Left of Centers

First off, it needs to be said that what I am talking about are not centers, per se. I know that. But it is the closest I can get right now without running from the room screaming in terror.

See, I am a secondary teacher. I don’t do cute bulletin boards. I don’t play get to know you games. I don’t cut out little shapes from construction paper (well, sometimes I do, but only squares and rectangles and never for something too fun). I get forty-five minutes a day to impart everything I know about Language Arts to 90 plus students who are only mildly interested. Consequently, learning centers are not in my bag of tricks.

But this year our school has gone to an inclusion model. Being the dutiful teacher I am, I read Differentiating Instruction over the summer. The author likes centers. Centers and stations. Of course I scoffed at the idea of using centers in a secondary classroom. Not enough time. Too much confusion. Too much planning is needed.

But I’ve never tried them before…how would I know?

So this week, I am planning a day of centers. The students in my class are reading one of three books and I am designing a center to expand on a non-fiction element in the book (not really a theme, just some part of the book). The students will be divided into groups based on their books. They will be assigned a category based on their FCAT level (all I have to go on right now). Each center will have a variety of resources including pictures, books and articles. The resources will be labeled according to category.

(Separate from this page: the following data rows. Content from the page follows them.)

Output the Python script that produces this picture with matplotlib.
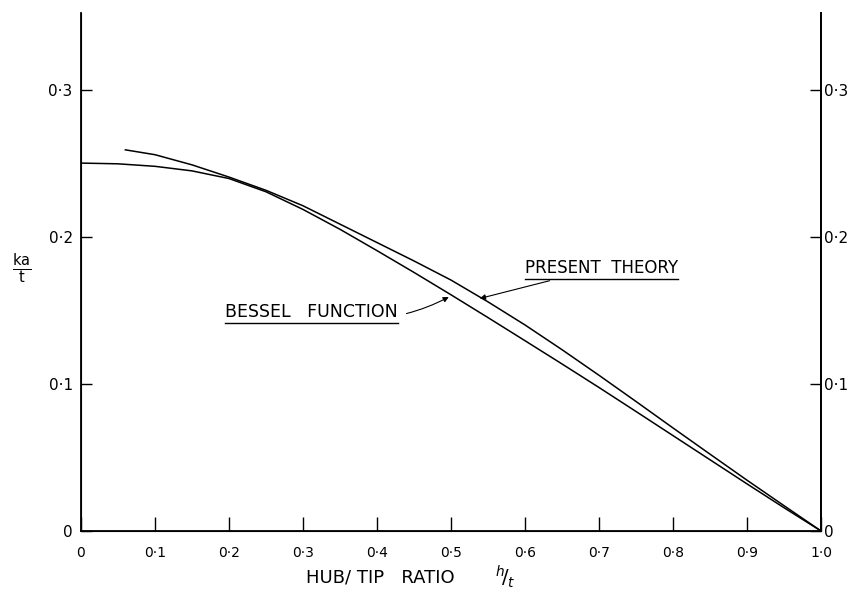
import matplotlib
matplotlib.use("Agg")
import matplotlib.pyplot as plt
from matplotlib.lines import Line2D
from matplotlib.text import Text

# values
bessel_x = [0.00, 0.05, 0.10, 0.15, 0.20, 0.25, 0.30, 0.35, 0.40, 0.45, 0.50,
            0.55, 0.60, 0.65, 0.70, 0.75, 0.80, 0.85, 0.90, 0.95, 1.00]
bessel_y = [0.250, 0.2495, 0.2478, 0.2447, 0.2395, 0.2305, 0.2185, 0.205, 0.1905,
            0.1757, 0.1605, 0.145, 0.1293, 0.1135, 0.0975, 0.0812, 0.0648, 0.0484,
            0.032, 0.0158, 0.000]

theory_x = [0.06, 0.10, 0.15, 0.20, 0.25, 0.30, 0.35, 0.40, 0.45, 0.50, 0.55,
            0.60, 0.65, 0.70, 0.75, 0.80, 0.85, 0.90, 0.95, 1.00]
theory_y = [0.259, 0.2557, 0.2488, 0.2405, 0.2315, 0.221, 0.2085, 0.196, 0.1835,
            0.1705, 0.1557, 0.140, 0.1232, 0.1058, 0.088, 0.070, 0.0522, 0.0345,
            0.0172, 0.000]

x_ticks = [0.0, 0.1, 0.2, 0.3, 0.4, 0.5, 0.6, 0.7, 0.8, 0.9, 1.0]
x_tick_labels = ["0", "0·1", "0·2", "0·3", "0·4", "0·5", "0·6", "0·7", "0·8", "0·9", "1·0"]
y_ticks = [0.0, 0.1, 0.2, 0.3]
y_tick_labels = ["0", "0·1", "0·2", "0·3"]

fig = plt.figure(figsize=(8.57, 5.93), dpi=100)
ax = fig.add_axes([0.0945, 0.1046, 0.8635, 0.8735])

ax.plot(bessel_x, bessel_y, color="black", lw=1.1)
ax.plot(theory_x, theory_y, color="black", lw=1.1)

ax.set_xlim(0, 1.0)
ax.set_ylim(0, 0.352)

ax.spines["top"].set_visible(False)
for s in ["left", "right", "bottom"]:
    ax.spines[s].set_linewidth(1.3)

ax.set_xticks(x_ticks)
ax.set_xticklabels(x_tick_labels)
ax.set_yticks(y_ticks)
ax.set_yticklabels(y_tick_labels)
ax.tick_params(axis="x", direction="in", length=10, width=1, pad=11, labelsize=10)
ax.tick_params(axis="y", direction="in", length=8, width=1, pad=6, labelsize=11,
               left=True, right=False)

# right hand scale, labels sit close to the spine
ax2 = ax.twinx()
ax2.set_ylim(ax.get_ylim())
ax2.set_yticks(y_ticks)
ax2.set_yticklabels(y_tick_labels)
ax2.spines["top"].set_visible(False)
ax2.spines["right"].set_linewidth(1.3)
ax2.tick_params(axis="y", direction="in", length=8, width=1, pad=2, labelsize=11)

# axis titles
ax.text(0.405, -0.09, "HUB/ TIP   RATIO", transform=ax.transAxes,
        ha="center", va="center", fontsize=13)
ax.text(0.574, -0.088, r"$^{h}\!/_{t}$", transform=ax.transAxes,
        ha="center", va="center", fontsize=14)
fig.text(22 / 857, 1 - 268 / 593, r"$\frac{\mathrm{ka}}{\mathrm{t}}$",
         ha="center", va="center", fontsize=15)

# curve labels with arrows
t1 = ax.annotate("BESSEL   FUNCTION", xy=(0.497, 0.159), xytext=(0.312, 0.149),
                 ha="center", va="center", fontsize=12.5,
                 arrowprops=dict(arrowstyle="-|>", color="black", lw=0.8,
                                 shrinkA=4, shrinkB=0, mutation_scale=8,
                                 connectionstyle="arc3,rad=0.2"))
t2 = ax.annotate("PRESENT  THEORY", xy=(0.539, 0.158), xytext=(0.703, 0.179),
                 ha="center", va="center", fontsize=12,
                 arrowprops=dict(arrowstyle="-|>", color="black", lw=0.8,
                                 shrinkA=4, shrinkB=0, mutation_scale=8))

# underline both labels (text box only, not the arrow)
fig.canvas.draw()
r = fig.canvas.get_renderer()
W, H = fig.get_size_inches() * fig.dpi
for t in (t1, t2):
    bb = Text.get_window_extent(t, r)
    yl = (bb.y0 - 2) / H
    fig.add_artist(Line2D([bb.x0 / W, bb.x1 / W], [yl, yl], color="black", lw=1.0))

fig.savefig("out.png", dpi=100)
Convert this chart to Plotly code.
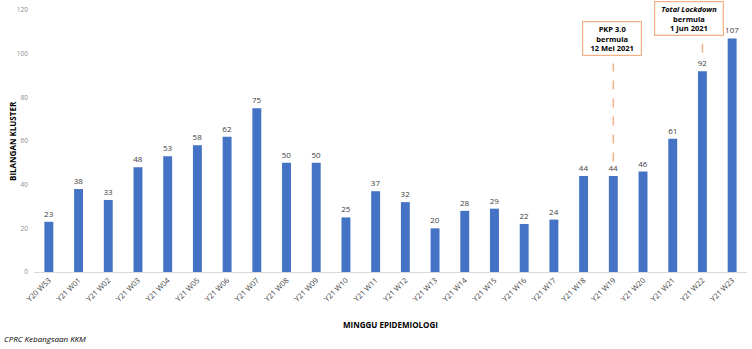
import plotly.graph_objects as go

weeks = ["Y20 W53", "Y21 W01", "Y21 W02", "Y21 W03", "Y21 W04", "Y21 W05", "Y21 W06",
         "Y21 W07", "Y21 W08", "Y21 W09", "Y21 W10", "Y21 W11", "Y21 W12", "Y21 W13",
         "Y21 W14", "Y21 W15", "Y21 W16", "Y21 W17", "Y21 W18", "Y21 W19", "Y21 W20",
         "Y21 W21", "Y21 W22", "Y21 W23"]
clusters = [23, 38, 33, 48, 53, 58, 62, 75, 50, 50, 25, 37, 32, 20, 28, 29, 22, 24,
            44, 44, 46, 61, 92, 107]
y_ticks = [0, 20, 40, 60, 80, 100, 120]

FONT = "Open Sans"
ORANGE = "#f4b183"

fig = go.Figure()
fig.add_trace(go.Bar(
    x=weeks, y=clusters,
    marker=dict(color="#4472c4", line=dict(width=0)),
    text=[str(v) for v in clusters], textposition="outside", constraintext="none",
    textfont=dict(family=FONT, size=8, color="#404040"),
    cliponaxis=False,
))

fig.update_layout(
    width=752, height=349,
    margin=dict(l=34, r=5, t=5, b=77),
    paper_bgcolor="white", plot_bgcolor="white",
    bargap=0.7,
    showlegend=False,
    font=dict(family=FONT),
    xaxis=dict(
        tickangle=-45, tickfont=dict(family=FONT, size=7.5, color="#404040"),
        showline=True, linecolor="#d9d9d9", linewidth=1, showgrid=False, ticks="",
    ),
    yaxis=dict(
        range=[0, 120], tickvals=y_ticks, showgrid=False, zeroline=False,
        tickfont=dict(family=FONT, size=6.5, color="#8c8c8c"), ticks="",
        ticklabelstandoff=5,
    ),
)

# axis titles and source
fig.add_annotation(text="<b>BILANGAN KLUSTER</b>", xref="paper", yref="paper",
                   x=-0.0309, y=0.5, showarrow=False, textangle=-90,
                   xanchor="center", yanchor="middle",
                   font=dict(family=FONT, size=8, color="#000000"))
fig.add_annotation(text="<b>MINGGU EPIDEMIOLOGI</b>", xref="paper", yref="paper",
                   x=0.5, y=-0.202, showarrow=False, yanchor="middle",
                   font=dict(family=FONT, size=8, color="#000000"))
fig.add_annotation(text="<i>CPRC Kebangsaan KKM</i>", xref="paper", yref="paper",
                   x=-0.0449, y=-0.2547, xanchor="left", yanchor="middle", showarrow=False,
                   font=dict(family=FONT, size=8, color="#000000"))

# event callouts
fig.add_shape(type="line", xref="x", yref="y", x0="Y21 W19", x1="Y21 W19", y0=50.6, y1=95.5,
              line=dict(color=ORANGE, width=1.5, dash="dash"))
fig.add_shape(type="line", xref="x", yref="y", x0="Y21 W22", x1="Y21 W22", y0=100.4, y1=105.4,
              line=dict(color=ORANGE, width=1.5, dash="dash"))

fig.add_annotation(text="<b>PKP 3.0<br>bermula<br>12 Mei 2021</b>", xref="x", yref="y",
                   x="Y21 W19", y=106.9, showarrow=False, xshift=-1,
                   width=56, height=31, borderpad=1, bordercolor=ORANGE, borderwidth=1.2,
                   bgcolor="white", align="center",
                   font=dict(family=FONT, size=7.5, color="#000000"))
fig.add_annotation(text="<b><i>Total Lockdown</i><br>bermula<br>1 Jun 2021</b>", xref="x", yref="y",
                   x="Y21 W22", y=116.0, showarrow=False, xshift=-13,
                   width=66, height=31, borderpad=1, bordercolor=ORANGE, borderwidth=1.2,
                   bgcolor="white", align="center",
                   font=dict(family=FONT, size=7.5, color="#000000"))

fig.write_html("out.html")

Finally each center will have a question that the group will have to answer and present to the class based on their understanding of the novel and what they have learned from the reading in the center.

Yup…that’s the plan. And that’s the trouble…planning.

I like the idea and have adapted the idea of centers to suit the time limit I have, the space requirements and my own personal comfort level. Since many students are planning on reading a second book, I will leave the centers up for a while after this particular activity. I think that the topics I picked will be suitably interesting (witness protection for Zach’s Lie, eclipses for Tangerine, and Mt. Everest for Peak) without being a topic that they already know too much about. I think that the questions will give them purpose and breaking up the different resources and assigning them different categories will help prevent students from abstaining from work.

But I have been planning for over a week now, and I’m still not ready. I need so many different texts at different levels, not to mention some type of book that has visual interest for the lowest students. I need to find time to break it all down into manageable pieces, look at what I’ve got and then reassemble it under a question format. I need to write out clear instructions for students (in middle school just telling them what to do won’t work).

And I have to raise two kids at home while I do it. For those of you without kids, that means little time for after hours, at home work. In fact, on the agenda tomorrow is to take a two-year-old and a four-year-old to the public library, but not let them go to the kids section until I have amassed enough sources on the witness protection program. Or informants. Or traitors. Still working on it.

The big question is: will be worth it when I’m done?